## TASK DETAILS
Write out the listing below in full and exactly, leaving out every picture.

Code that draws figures
────────────────────────────────────────

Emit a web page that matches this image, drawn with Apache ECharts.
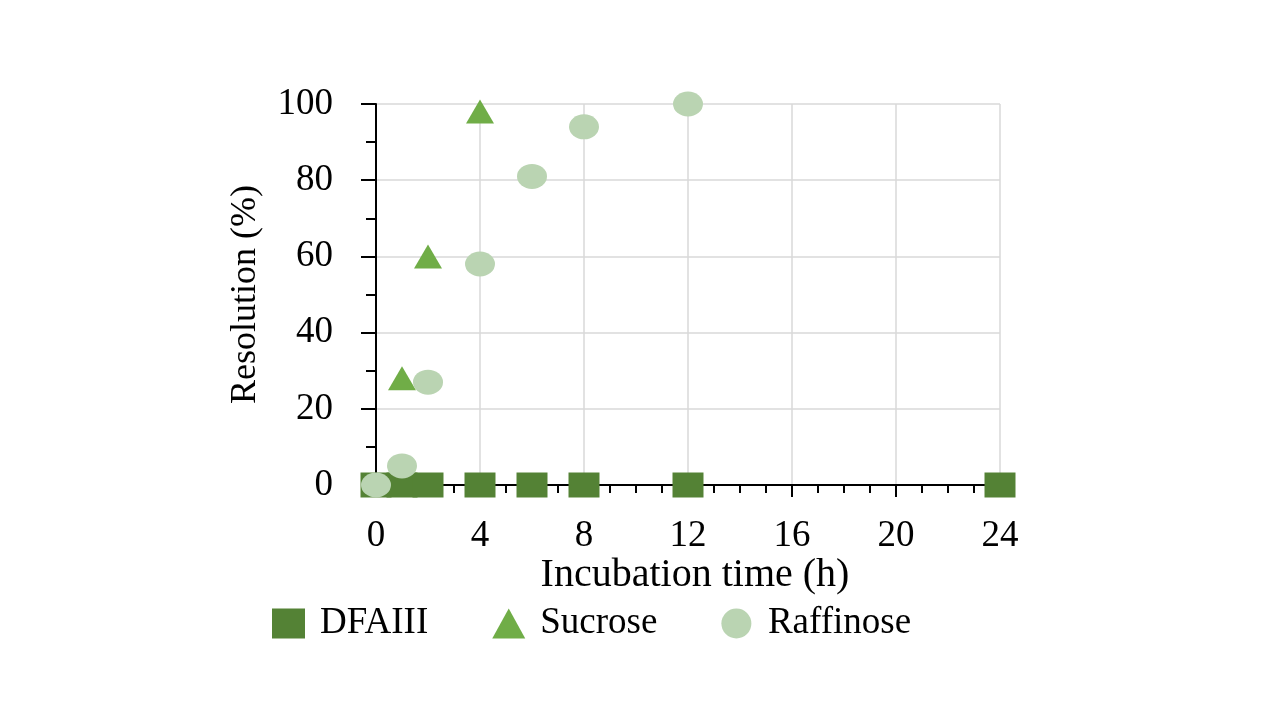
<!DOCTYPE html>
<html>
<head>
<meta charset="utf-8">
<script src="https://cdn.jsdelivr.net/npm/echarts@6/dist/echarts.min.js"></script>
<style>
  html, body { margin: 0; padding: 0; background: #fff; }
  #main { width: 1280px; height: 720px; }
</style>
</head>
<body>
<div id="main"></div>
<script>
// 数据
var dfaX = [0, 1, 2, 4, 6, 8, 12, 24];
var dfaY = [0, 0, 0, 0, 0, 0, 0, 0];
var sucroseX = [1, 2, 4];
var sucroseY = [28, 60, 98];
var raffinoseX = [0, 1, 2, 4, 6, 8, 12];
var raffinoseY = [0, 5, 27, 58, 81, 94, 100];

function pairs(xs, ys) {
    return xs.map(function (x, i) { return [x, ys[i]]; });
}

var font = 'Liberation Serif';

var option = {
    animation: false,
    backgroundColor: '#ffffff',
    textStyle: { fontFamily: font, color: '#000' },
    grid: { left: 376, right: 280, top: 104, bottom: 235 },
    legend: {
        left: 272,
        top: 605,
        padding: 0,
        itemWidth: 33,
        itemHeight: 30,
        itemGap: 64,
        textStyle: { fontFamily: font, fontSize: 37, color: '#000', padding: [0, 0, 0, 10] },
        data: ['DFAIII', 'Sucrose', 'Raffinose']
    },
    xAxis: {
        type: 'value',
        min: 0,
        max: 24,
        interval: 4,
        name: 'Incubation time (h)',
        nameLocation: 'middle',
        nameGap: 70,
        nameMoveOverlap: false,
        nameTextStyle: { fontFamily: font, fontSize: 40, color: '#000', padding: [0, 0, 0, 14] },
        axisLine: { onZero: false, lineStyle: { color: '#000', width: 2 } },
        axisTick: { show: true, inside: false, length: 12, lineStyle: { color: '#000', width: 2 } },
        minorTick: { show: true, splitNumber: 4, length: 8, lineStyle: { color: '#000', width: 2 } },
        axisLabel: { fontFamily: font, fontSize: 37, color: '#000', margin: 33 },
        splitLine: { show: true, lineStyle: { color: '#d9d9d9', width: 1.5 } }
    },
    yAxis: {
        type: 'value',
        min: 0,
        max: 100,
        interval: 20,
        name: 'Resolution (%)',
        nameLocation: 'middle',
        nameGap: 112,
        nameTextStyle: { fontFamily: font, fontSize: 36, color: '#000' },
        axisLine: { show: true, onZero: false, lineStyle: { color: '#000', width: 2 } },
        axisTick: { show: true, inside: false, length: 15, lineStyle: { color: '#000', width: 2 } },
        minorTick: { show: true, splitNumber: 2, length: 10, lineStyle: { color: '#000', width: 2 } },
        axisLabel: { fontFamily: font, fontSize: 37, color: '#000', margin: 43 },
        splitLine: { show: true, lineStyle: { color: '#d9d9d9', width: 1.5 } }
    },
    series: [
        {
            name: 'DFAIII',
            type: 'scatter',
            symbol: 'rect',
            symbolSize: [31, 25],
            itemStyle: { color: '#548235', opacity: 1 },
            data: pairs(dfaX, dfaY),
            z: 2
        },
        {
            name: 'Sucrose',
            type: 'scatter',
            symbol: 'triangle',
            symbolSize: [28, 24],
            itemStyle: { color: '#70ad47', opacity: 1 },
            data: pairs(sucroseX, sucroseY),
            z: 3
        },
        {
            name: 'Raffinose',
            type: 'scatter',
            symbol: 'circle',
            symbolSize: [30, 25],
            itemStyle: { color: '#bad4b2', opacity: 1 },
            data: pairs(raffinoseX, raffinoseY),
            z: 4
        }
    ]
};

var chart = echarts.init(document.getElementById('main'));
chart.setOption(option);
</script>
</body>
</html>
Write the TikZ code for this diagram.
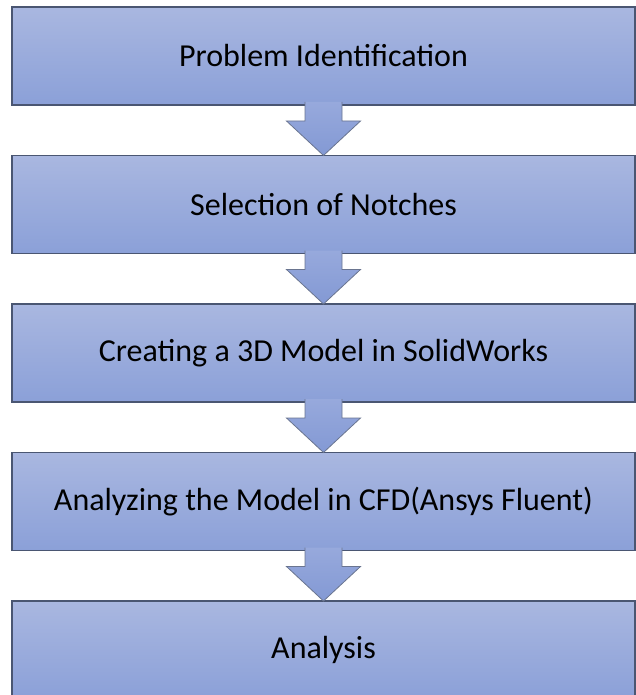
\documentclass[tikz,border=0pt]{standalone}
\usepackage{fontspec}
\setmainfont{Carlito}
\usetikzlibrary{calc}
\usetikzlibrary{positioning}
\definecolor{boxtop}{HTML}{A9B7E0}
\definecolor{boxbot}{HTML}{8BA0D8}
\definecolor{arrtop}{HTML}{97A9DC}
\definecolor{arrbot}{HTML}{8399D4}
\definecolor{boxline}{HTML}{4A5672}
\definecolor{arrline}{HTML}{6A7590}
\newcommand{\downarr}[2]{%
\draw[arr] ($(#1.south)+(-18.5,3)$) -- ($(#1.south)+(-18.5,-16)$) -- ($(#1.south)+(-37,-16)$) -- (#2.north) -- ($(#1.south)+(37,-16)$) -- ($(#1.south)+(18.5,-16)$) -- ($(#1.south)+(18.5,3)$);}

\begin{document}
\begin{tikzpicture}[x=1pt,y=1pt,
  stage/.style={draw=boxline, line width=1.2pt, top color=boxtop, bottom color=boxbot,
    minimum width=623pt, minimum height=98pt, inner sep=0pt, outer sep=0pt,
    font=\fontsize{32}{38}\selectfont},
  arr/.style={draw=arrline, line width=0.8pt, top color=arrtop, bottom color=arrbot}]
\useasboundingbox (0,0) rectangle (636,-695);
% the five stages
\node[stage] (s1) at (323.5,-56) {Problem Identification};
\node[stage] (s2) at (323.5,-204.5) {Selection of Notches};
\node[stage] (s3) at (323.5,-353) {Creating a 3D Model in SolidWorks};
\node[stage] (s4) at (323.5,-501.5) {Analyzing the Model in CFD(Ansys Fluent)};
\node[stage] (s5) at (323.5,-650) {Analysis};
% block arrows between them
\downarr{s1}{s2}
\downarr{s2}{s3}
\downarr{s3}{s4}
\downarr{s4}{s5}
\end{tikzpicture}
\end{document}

────────────────────────────────────────

## EXERCISE ANSWER
Emit a web page that matches this image, drawn with Apache ECharts.
<!DOCTYPE html>
<html>
<head>
<meta charset="utf-8">
<script src="https://cdn.jsdelivr.net/npm/echarts@6/dist/echarts.min.js"></script>
<style>
  html, body { margin: 0; padding: 0; background: #fff; }
  #main { width: 1280px; height: 720px; }
</style>
</head>
<body>
<div id="main"></div>
<script>
// 数据
var dfaX = [0, 1, 2, 4, 6, 8, 12, 24];
var dfaY = [0, 0, 0, 0, 0, 0, 0, 0];
var sucroseX = [1, 2, 4];
var sucroseY = [28, 60, 98];
var raffinoseX = [0, 1, 2, 4, 6, 8, 12];
var raffinoseY = [0, 5, 27, 58, 81, 94, 100];

function pairs(xs, ys) {
    return xs.map(function (x, i) { return [x, ys[i]]; });
}

var font = 'Liberation Serif';

var option = {
    animation: false,
    backgroundColor: '#ffffff',
    textStyle: { fontFamily: font, color: '#000' },
    grid: { left: 376, right: 280, top: 104, bottom: 235 },
    legend: {
        left: 272,
        top: 605,
        padding: 0,
        itemWidth: 33,
        itemHeight: 30,
        itemGap: 64,
        textStyle: { fontFamily: font, fontSize: 37, color: '#000', padding: [0, 0, 0, 10] },
        data: ['DFAIII', 'Sucrose', 'Raffinose']
    },
    xAxis: {
        type: 'value',
        min: 0,
        max: 24,
        interval: 4,
        name: 'Incubation time (h)',
        nameLocation: 'middle',
        nameGap: 70,
        nameMoveOverlap: false,
        nameTextStyle: { fontFamily: font, fontSize: 40, color: '#000', padding: [0, 0, 0, 14] },
        axisLine: { onZero: false, lineStyle: { color: '#000', width: 2 } },
        axisTick: { show: true, inside: false, length: 12, lineStyle: { color: '#000', width: 2 } },
        minorTick: { show: true, splitNumber: 4, length: 8, lineStyle: { color: '#000', width: 2 } },
        axisLabel: { fontFamily: font, fontSize: 37, color: '#000', margin: 33 },
        splitLine: { show: true, lineStyle: { color: '#d9d9d9', width: 1.5 } }
    },
    yAxis: {
        type: 'value',
        min: 0,
        max: 100,
        interval: 20,
        name: 'Resolution (%)',
        nameLocation: 'middle',
        nameGap: 112,
        nameTextStyle: { fontFamily: font, fontSize: 36, color: '#000' },
        axisLine: { show: true, onZero: false, lineStyle: { color: '#000', width: 2 } },
        axisTick: { show: true, inside: false, length: 15, lineStyle: { color: '#000', width: 2 } },
        minorTick: { show: true, splitNumber: 2, length: 10, lineStyle: { color: '#000', width: 2 } },
        axisLabel: { fontFamily: font, fontSize: 37, color: '#000', margin: 43 },
        splitLine: { show: true, lineStyle: { color: '#d9d9d9', width: 1.5 } }
    },
    series: [
        {
            name: 'DFAIII',
            type: 'scatter',
            symbol: 'rect',
            symbolSize: [31, 25],
            itemStyle: { color: '#548235', opacity: 1 },
            data: pairs(dfaX, dfaY),
            z: 2
        },
        {
            name: 'Sucrose',
            type: 'scatter',
            symbol: 'triangle',
            symbolSize: [28, 24],
            itemStyle: { color: '#70ad47', opacity: 1 },
            data: pairs(sucroseX, sucroseY),
            z: 3
        },
        {
            name: 'Raffinose',
            type: 'scatter',
            symbol: 'circle',
            symbolSize: [30, 25],
            itemStyle: { color: '#bad4b2', opacity: 1 },
            data: pairs(raffinoseX, raffinoseY),
            z: 4
        }
    ]
};

var chart = echarts.init(document.getElementById('main'));
chart.setOption(option);
</script>
</body>
</html>
Write the TikZ code for this diagram.
\documentclass[tikz,border=0pt]{standalone}
\usepackage{fontspec}
\setmainfont{Carlito}
\usetikzlibrary{calc}
\usetikzlibrary{positioning}
\definecolor{boxtop}{HTML}{A9B7E0}
\definecolor{boxbot}{HTML}{8BA0D8}
\definecolor{arrtop}{HTML}{97A9DC}
\definecolor{arrbot}{HTML}{8399D4}
\definecolor{boxline}{HTML}{4A5672}
\definecolor{arrline}{HTML}{6A7590}
\newcommand{\downarr}[2]{%
\draw[arr] ($(#1.south)+(-18.5,3)$) -- ($(#1.south)+(-18.5,-16)$) -- ($(#1.south)+(-37,-16)$) -- (#2.north) -- ($(#1.south)+(37,-16)$) -- ($(#1.south)+(18.5,-16)$) -- ($(#1.south)+(18.5,3)$);}

\begin{document}
\begin{tikzpicture}[x=1pt,y=1pt,
  stage/.style={draw=boxline, line width=1.2pt, top color=boxtop, bottom color=boxbot,
    minimum width=623pt, minimum height=98pt, inner sep=0pt, outer sep=0pt,
    font=\fontsize{32}{38}\selectfont},
  arr/.style={draw=arrline, line width=0.8pt, top color=arrtop, bottom color=arrbot}]
\useasboundingbox (0,0) rectangle (636,-695);
% the five stages
\node[stage] (s1) at (323.5,-56) {Problem Identification};
\node[stage] (s2) at (323.5,-204.5) {Selection of Notches};
\node[stage] (s3) at (323.5,-353) {Creating a 3D Model in SolidWorks};
\node[stage] (s4) at (323.5,-501.5) {Analyzing the Model in CFD(Ansys Fluent)};
\node[stage] (s5) at (323.5,-650) {Analysis};
% block arrows between them
\downarr{s1}{s2}
\downarr{s2}{s3}
\downarr{s3}{s4}
\downarr{s4}{s5}
\end{tikzpicture}
\end{document}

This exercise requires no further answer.